No obstante, un elemento clave podría alterar la ecuación: la postura de Estados Unidos. Mientras que en el pasado la administración Biden presionó a Israel para moderar sus acciones, la situación con Donald Trump en la Casa Blanca es diametralmente opuesta. En más de una ocasión, Washington ha dejado en claro que, independientemente de la decisión que tome Israel, contará con su respaldo. Lo expuesto bifurca en una posibilidad estratégica significativa consistente en una ofensiva total sobre Gaza sin las limitaciones impuestas por la presión internacional, lo que permitiría una resolución concluyente de la actual escalada.
Destáquese que a la par de este cambio en el contexto internacional, Israel también ha ajustado su estrategia interna. La reciente reconfiguración del equipo negociador es una prueba de que la postura del Gabinete de Guerra se endurece. La sustitución de los jefes del Mossad y el Shin Bet por Ron Dermer, un hombre alineado con la visión de Netanyahu y Trump, indica que Israel no tiene intención de ceder ante las lesivas demandas de Hamás. Dermer no es un negociador de concesiones; es un estratega que comprende que cualquier respiro concedido a Hamás solo prolongará el conflicto, se le nota despreocupado de la aprobación extranjera o mediática. El nombramiento de Dermer es una señal inequívoca de que el objetivo sigue siendo el desmantelamiento total de la infraestructura terrorista en Gaza, además de coaccionar a los terroristas a liberar a los inocentes que tienen de rehenes.
En este escenario, la pregunta central no es si Hamás está verdaderamente dispuesto a negociar de buena fe—porque no lo está—, sino si Israel aprovechará la coyuntura para erradicar, de una vez por todas, la amenaza que representa tener un vecino radical islámico y terrorista en su frontera.

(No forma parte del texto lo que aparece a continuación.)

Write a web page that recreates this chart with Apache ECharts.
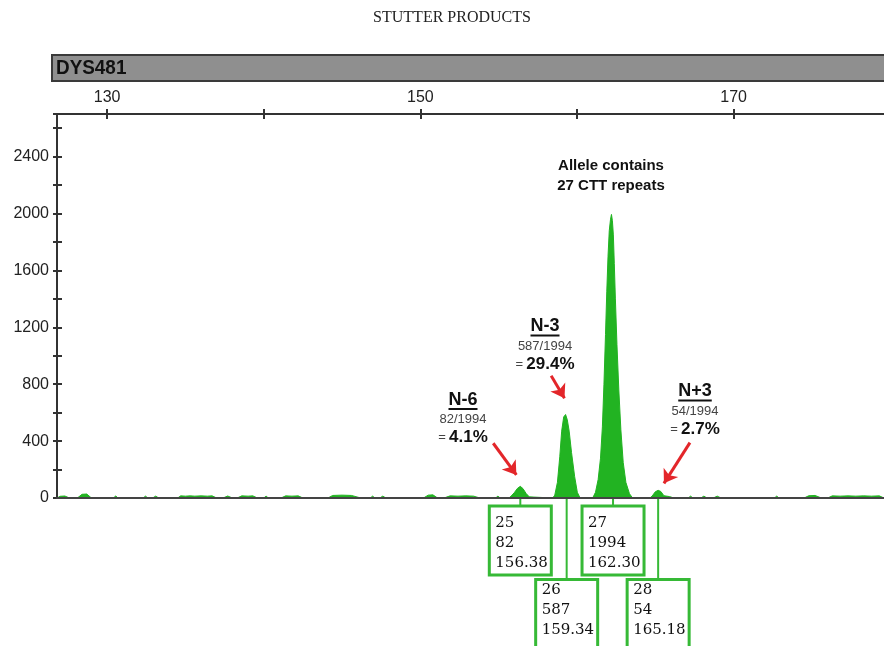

La realidad es que Hamás no busca la paz ni la estabilidad de Gaza, sino su propia supervivencia. La estrategia israelí no puede construirse sobre la ilusión de que su enemigo ha cambiado de naturaleza, sino sobre la certeza de que cualquier tregua que no conduzca a la eliminación total de Hamás solo servirá para aplazar la próxima ronda de violencia.

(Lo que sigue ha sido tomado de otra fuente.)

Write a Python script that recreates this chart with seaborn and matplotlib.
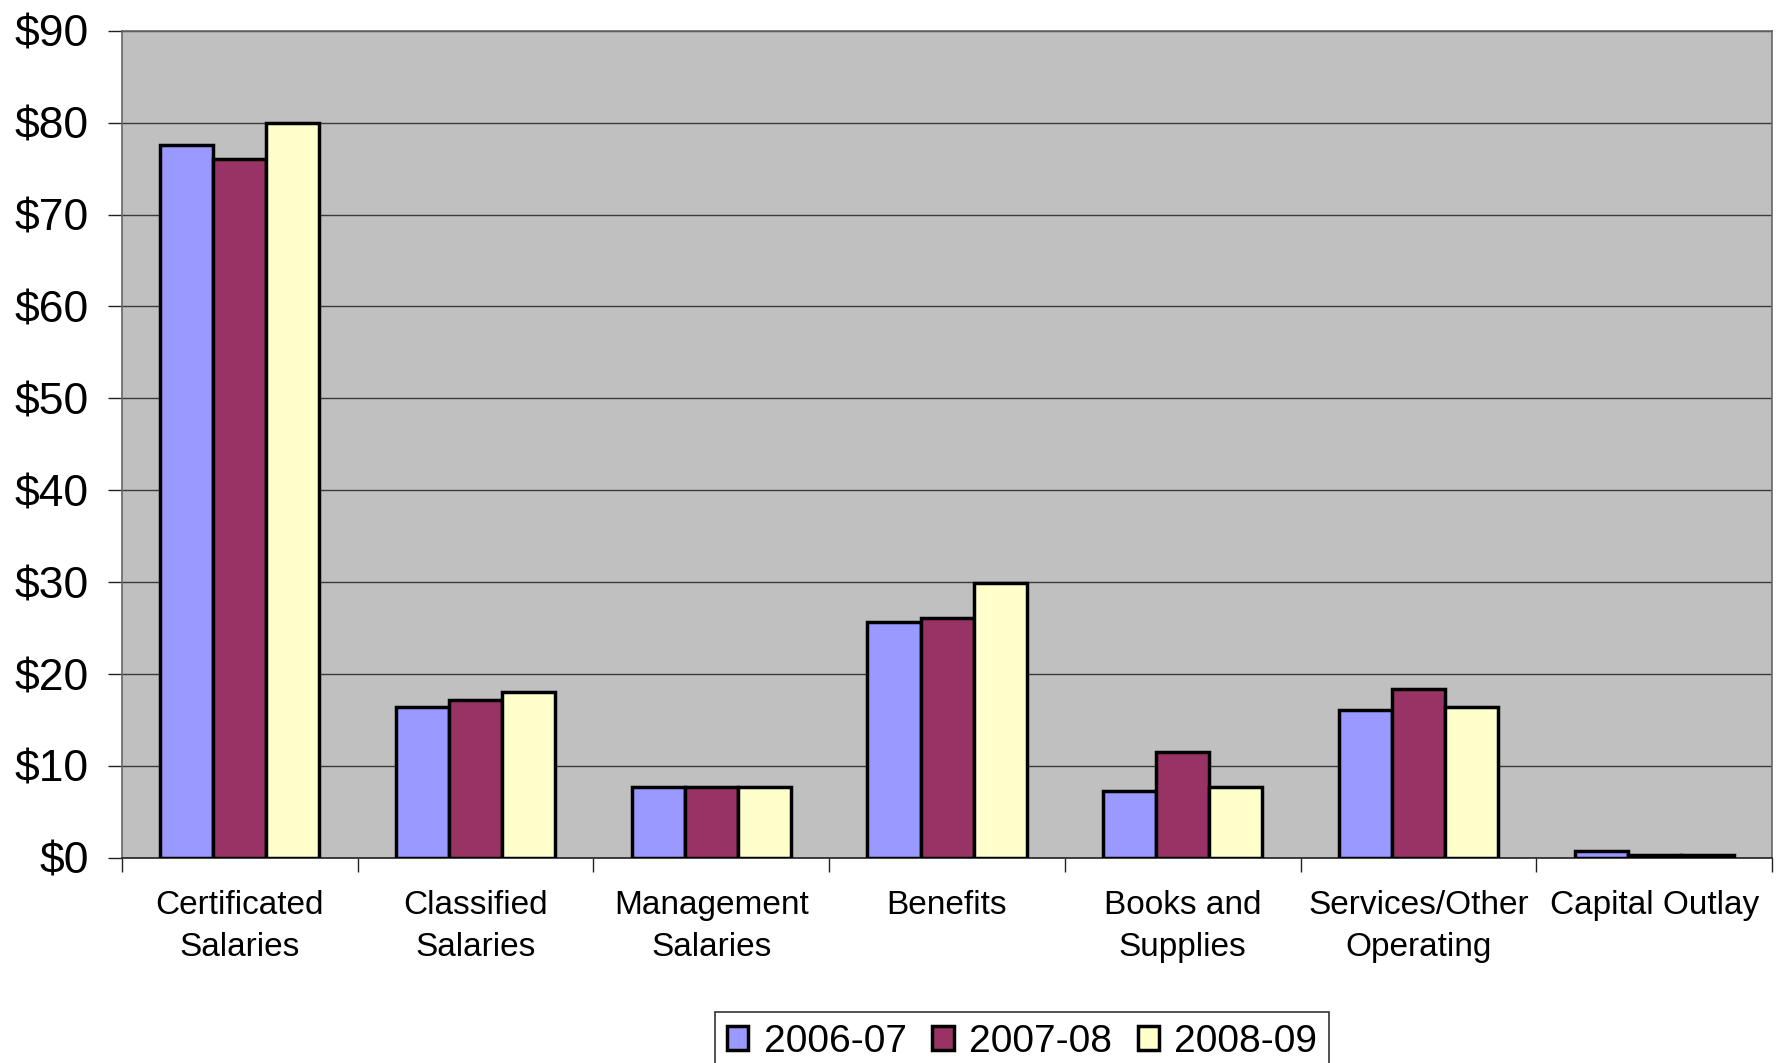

Resulta absurdo escribirlo, pero el punto de fondo es innegable: la comunidad internacional, en su obsesión por presionar a Israel, debe preguntarse si está dispuesta a permitir que un grupo terrorista siga manipulando la opinión pública para perpetuar su dominio sobre Gaza. Mientras el Hamás exista, la paz no será más que una ficción conveniente para aquellos que prefieren evadir la realidad. La única solución clara y efectiva sigue siendo la misma: la victoria total de Israel sobre el terrorismo.